▶ Written instruction:
Write out word for word each line of the records, beginning at the first and stopping after the line with "de l’espèce excitée</text></g>". Leave the pictures out.

Data entries:

■ ■ ■ ■ ■ ■ ■

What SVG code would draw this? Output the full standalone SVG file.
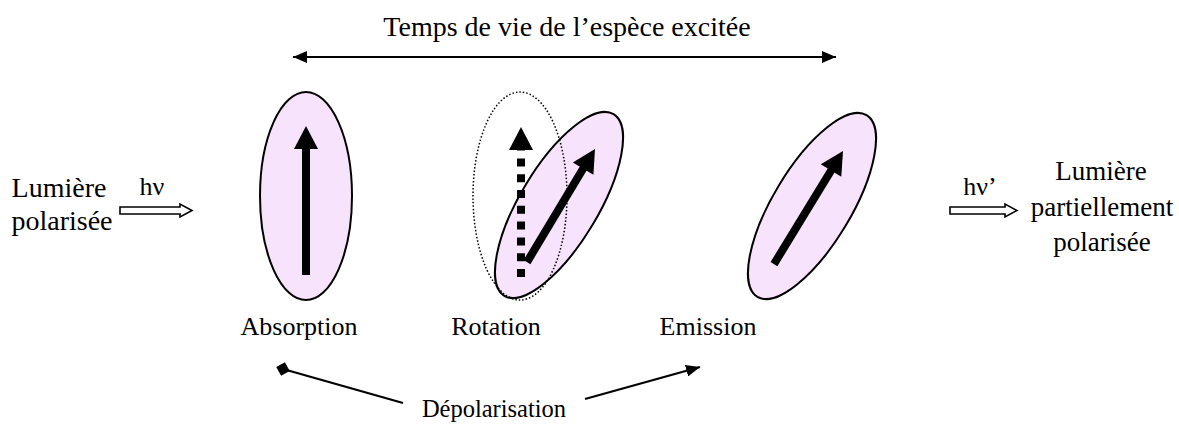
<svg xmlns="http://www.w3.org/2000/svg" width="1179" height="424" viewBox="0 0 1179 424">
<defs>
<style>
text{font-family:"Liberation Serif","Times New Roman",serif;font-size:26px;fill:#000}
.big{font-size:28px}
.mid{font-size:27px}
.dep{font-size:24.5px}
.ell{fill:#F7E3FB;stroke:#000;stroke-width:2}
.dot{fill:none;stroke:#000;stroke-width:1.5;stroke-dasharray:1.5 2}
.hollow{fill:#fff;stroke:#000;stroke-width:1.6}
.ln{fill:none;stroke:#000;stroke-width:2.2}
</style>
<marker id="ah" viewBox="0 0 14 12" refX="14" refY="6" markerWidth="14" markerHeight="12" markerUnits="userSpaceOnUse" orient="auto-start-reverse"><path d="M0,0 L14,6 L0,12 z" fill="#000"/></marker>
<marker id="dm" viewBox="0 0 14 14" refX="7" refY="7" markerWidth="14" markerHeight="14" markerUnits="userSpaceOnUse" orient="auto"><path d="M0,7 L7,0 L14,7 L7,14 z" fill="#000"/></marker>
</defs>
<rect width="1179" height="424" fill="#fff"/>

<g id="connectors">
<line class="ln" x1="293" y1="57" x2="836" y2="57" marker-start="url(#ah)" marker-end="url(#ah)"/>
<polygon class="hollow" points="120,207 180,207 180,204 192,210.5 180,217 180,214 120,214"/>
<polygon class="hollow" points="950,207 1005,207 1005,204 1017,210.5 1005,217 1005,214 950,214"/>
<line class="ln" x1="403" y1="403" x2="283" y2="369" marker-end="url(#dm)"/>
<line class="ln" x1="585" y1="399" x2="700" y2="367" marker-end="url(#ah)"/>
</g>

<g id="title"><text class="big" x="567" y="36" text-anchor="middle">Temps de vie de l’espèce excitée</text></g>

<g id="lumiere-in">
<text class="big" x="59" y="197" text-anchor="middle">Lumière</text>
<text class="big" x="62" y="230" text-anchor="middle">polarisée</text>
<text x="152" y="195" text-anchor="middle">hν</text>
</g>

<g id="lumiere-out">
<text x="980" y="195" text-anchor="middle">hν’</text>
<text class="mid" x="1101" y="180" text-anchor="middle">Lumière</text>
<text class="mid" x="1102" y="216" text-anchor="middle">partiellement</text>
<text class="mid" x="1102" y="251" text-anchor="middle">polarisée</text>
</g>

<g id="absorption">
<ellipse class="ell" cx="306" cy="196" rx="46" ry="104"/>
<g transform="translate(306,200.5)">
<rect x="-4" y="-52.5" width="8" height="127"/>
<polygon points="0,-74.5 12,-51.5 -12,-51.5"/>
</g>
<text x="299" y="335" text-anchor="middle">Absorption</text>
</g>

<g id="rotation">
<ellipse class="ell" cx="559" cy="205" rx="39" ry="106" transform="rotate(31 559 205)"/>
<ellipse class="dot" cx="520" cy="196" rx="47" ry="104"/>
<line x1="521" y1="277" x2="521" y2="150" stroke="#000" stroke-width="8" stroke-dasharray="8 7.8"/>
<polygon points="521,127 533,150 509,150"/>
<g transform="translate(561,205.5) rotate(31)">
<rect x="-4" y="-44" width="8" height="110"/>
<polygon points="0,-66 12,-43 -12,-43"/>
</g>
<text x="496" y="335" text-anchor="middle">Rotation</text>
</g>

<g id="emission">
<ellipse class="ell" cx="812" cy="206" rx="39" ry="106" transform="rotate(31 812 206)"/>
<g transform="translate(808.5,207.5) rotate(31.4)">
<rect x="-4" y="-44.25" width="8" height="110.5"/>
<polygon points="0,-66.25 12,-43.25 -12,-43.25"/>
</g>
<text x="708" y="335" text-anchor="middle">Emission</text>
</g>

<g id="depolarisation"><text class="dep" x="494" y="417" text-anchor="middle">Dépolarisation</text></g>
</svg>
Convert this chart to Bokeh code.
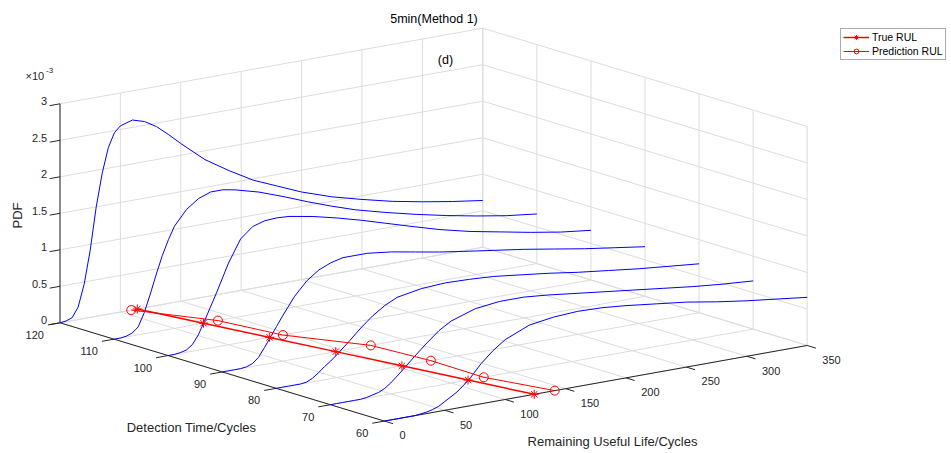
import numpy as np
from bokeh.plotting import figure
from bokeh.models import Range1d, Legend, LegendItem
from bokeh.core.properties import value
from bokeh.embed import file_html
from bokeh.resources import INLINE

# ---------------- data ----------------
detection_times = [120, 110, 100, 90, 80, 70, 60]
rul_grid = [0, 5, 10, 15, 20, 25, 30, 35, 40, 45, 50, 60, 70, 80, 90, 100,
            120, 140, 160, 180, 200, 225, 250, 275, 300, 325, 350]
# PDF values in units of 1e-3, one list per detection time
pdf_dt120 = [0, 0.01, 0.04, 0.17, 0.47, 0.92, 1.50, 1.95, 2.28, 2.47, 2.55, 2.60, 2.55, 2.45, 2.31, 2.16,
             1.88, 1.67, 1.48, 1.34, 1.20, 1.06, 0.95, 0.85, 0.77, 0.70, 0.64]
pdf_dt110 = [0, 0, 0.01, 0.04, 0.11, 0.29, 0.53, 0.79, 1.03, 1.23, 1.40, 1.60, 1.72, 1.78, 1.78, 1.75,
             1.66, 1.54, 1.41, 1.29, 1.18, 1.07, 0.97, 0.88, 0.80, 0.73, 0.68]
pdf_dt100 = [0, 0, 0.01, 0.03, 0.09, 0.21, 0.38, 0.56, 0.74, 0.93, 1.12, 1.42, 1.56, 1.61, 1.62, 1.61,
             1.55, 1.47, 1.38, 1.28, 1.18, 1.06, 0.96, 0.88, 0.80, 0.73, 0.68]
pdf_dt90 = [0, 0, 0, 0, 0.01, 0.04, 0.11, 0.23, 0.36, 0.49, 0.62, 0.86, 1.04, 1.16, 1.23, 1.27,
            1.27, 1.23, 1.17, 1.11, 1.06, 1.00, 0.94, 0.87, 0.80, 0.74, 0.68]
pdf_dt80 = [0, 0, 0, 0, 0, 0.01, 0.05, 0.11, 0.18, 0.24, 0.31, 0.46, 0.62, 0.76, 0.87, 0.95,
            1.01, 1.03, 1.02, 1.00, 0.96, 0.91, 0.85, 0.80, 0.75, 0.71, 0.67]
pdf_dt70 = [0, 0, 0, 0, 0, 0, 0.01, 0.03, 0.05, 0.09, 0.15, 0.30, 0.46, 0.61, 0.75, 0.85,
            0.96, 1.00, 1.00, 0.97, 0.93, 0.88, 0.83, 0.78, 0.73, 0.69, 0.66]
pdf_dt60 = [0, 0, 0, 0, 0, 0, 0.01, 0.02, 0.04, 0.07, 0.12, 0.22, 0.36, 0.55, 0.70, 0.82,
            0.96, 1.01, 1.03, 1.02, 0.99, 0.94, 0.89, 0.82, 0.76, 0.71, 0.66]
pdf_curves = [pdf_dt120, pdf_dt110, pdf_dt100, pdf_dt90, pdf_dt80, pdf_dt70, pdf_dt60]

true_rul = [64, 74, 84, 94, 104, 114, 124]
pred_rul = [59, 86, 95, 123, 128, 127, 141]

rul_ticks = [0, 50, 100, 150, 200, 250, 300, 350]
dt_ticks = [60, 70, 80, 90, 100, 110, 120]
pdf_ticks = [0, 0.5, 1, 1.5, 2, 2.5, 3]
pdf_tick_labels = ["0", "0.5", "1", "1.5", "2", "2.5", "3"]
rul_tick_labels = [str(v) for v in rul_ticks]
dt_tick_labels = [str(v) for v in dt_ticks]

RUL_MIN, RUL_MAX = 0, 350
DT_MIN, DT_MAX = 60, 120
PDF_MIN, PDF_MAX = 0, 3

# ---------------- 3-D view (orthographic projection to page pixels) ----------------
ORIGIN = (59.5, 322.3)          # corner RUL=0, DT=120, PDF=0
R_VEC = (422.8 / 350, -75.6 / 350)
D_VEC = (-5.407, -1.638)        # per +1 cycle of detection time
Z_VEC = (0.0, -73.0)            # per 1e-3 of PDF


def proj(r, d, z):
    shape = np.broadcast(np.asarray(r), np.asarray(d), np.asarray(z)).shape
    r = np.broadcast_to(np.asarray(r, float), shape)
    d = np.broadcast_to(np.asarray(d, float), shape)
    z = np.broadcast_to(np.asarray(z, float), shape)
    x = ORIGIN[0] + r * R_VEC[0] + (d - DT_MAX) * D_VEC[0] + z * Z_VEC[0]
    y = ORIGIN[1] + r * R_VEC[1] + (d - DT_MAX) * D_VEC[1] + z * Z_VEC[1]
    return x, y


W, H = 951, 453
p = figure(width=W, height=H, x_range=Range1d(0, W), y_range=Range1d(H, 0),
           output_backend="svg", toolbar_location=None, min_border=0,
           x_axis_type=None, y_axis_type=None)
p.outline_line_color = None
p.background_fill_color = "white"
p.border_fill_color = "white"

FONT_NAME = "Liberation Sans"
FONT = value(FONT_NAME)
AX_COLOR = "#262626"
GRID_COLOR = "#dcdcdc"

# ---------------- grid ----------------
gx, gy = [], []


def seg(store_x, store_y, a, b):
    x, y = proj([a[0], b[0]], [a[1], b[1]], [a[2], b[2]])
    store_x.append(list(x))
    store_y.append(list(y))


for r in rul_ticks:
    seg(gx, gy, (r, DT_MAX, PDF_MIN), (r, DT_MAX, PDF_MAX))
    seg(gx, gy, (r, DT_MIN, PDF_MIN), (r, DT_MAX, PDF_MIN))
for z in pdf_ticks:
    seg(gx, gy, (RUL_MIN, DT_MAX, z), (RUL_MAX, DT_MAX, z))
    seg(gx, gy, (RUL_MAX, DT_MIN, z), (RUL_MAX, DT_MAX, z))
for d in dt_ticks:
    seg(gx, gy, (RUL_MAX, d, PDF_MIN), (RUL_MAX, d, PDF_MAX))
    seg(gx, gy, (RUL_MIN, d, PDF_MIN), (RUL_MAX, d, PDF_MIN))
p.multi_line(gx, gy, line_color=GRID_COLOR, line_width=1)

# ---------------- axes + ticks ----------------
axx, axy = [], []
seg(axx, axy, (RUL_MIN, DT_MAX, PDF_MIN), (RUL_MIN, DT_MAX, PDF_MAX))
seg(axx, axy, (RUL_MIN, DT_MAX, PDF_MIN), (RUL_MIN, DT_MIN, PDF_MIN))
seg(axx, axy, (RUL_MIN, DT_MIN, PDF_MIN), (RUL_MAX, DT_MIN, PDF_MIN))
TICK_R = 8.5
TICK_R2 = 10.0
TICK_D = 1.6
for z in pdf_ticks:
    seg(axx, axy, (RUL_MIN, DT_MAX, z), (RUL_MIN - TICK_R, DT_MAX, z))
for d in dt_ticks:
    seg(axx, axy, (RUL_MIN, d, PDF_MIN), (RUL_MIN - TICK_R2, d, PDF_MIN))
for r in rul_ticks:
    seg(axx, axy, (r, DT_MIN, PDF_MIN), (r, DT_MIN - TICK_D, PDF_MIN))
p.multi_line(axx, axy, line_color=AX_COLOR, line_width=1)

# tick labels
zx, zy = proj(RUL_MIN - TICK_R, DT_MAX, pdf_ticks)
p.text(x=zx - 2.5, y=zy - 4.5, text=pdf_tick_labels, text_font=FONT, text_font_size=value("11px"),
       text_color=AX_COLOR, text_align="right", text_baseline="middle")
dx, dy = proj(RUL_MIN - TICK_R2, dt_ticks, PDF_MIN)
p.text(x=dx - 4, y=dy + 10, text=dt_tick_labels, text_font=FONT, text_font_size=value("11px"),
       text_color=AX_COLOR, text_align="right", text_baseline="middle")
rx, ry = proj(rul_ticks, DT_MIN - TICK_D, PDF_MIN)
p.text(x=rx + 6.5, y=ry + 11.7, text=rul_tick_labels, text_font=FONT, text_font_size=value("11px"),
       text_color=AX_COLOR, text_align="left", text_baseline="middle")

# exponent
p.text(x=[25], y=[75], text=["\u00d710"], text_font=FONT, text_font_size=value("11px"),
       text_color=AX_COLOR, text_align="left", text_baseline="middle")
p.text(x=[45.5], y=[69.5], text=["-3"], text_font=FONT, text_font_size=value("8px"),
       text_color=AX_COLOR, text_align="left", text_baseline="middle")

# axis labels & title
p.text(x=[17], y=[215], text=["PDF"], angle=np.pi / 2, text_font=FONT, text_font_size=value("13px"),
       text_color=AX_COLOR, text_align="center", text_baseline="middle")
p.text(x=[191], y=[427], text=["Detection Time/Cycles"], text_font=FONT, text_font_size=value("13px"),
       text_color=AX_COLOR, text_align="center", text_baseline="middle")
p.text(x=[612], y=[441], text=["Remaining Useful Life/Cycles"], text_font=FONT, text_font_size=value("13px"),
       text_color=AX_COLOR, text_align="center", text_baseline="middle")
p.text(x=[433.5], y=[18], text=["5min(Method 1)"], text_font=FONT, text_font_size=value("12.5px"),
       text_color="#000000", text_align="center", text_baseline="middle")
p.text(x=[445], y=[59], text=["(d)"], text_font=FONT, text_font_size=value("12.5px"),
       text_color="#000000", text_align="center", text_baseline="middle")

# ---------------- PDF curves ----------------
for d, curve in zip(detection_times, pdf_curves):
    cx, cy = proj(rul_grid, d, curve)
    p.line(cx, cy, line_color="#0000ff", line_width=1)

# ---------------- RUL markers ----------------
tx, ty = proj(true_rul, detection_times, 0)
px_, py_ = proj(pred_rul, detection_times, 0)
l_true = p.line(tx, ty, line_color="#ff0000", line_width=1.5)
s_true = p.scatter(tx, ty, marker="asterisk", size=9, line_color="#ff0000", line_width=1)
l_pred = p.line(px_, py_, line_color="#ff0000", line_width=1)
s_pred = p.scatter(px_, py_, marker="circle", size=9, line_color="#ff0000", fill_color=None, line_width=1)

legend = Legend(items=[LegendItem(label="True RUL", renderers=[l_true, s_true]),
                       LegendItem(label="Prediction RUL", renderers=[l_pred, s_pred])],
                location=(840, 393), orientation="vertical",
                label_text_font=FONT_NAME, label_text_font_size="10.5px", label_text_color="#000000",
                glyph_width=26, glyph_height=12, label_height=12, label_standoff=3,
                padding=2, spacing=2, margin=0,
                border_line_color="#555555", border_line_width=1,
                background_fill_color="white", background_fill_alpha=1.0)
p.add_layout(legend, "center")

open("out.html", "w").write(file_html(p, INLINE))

■ ■ ■ ■ ■ ■ ■

▶ Problem solution:
What SVG code would draw this? Output the full standalone SVG file.
<svg xmlns="http://www.w3.org/2000/svg" width="1179" height="424" viewBox="0 0 1179 424">
<defs>
<style>
text{font-family:"Liberation Serif","Times New Roman",serif;font-size:26px;fill:#000}
.big{font-size:28px}
.mid{font-size:27px}
.dep{font-size:24.5px}
.ell{fill:#F7E3FB;stroke:#000;stroke-width:2}
.dot{fill:none;stroke:#000;stroke-width:1.5;stroke-dasharray:1.5 2}
.hollow{fill:#fff;stroke:#000;stroke-width:1.6}
.ln{fill:none;stroke:#000;stroke-width:2.2}
</style>
<marker id="ah" viewBox="0 0 14 12" refX="14" refY="6" markerWidth="14" markerHeight="12" markerUnits="userSpaceOnUse" orient="auto-start-reverse"><path d="M0,0 L14,6 L0,12 z" fill="#000"/></marker>
<marker id="dm" viewBox="0 0 14 14" refX="7" refY="7" markerWidth="14" markerHeight="14" markerUnits="userSpaceOnUse" orient="auto"><path d="M0,7 L7,0 L14,7 L7,14 z" fill="#000"/></marker>
</defs>
<rect width="1179" height="424" fill="#fff"/>

<g id="connectors">
<line class="ln" x1="293" y1="57" x2="836" y2="57" marker-start="url(#ah)" marker-end="url(#ah)"/>
<polygon class="hollow" points="120,207 180,207 180,204 192,210.5 180,217 180,214 120,214"/>
<polygon class="hollow" points="950,207 1005,207 1005,204 1017,210.5 1005,217 1005,214 950,214"/>
<line class="ln" x1="403" y1="403" x2="283" y2="369" marker-end="url(#dm)"/>
<line class="ln" x1="585" y1="399" x2="700" y2="367" marker-end="url(#ah)"/>
</g>

<g id="title"><text class="big" x="567" y="36" text-anchor="middle">Temps de vie de l’espèce excitée</text></g>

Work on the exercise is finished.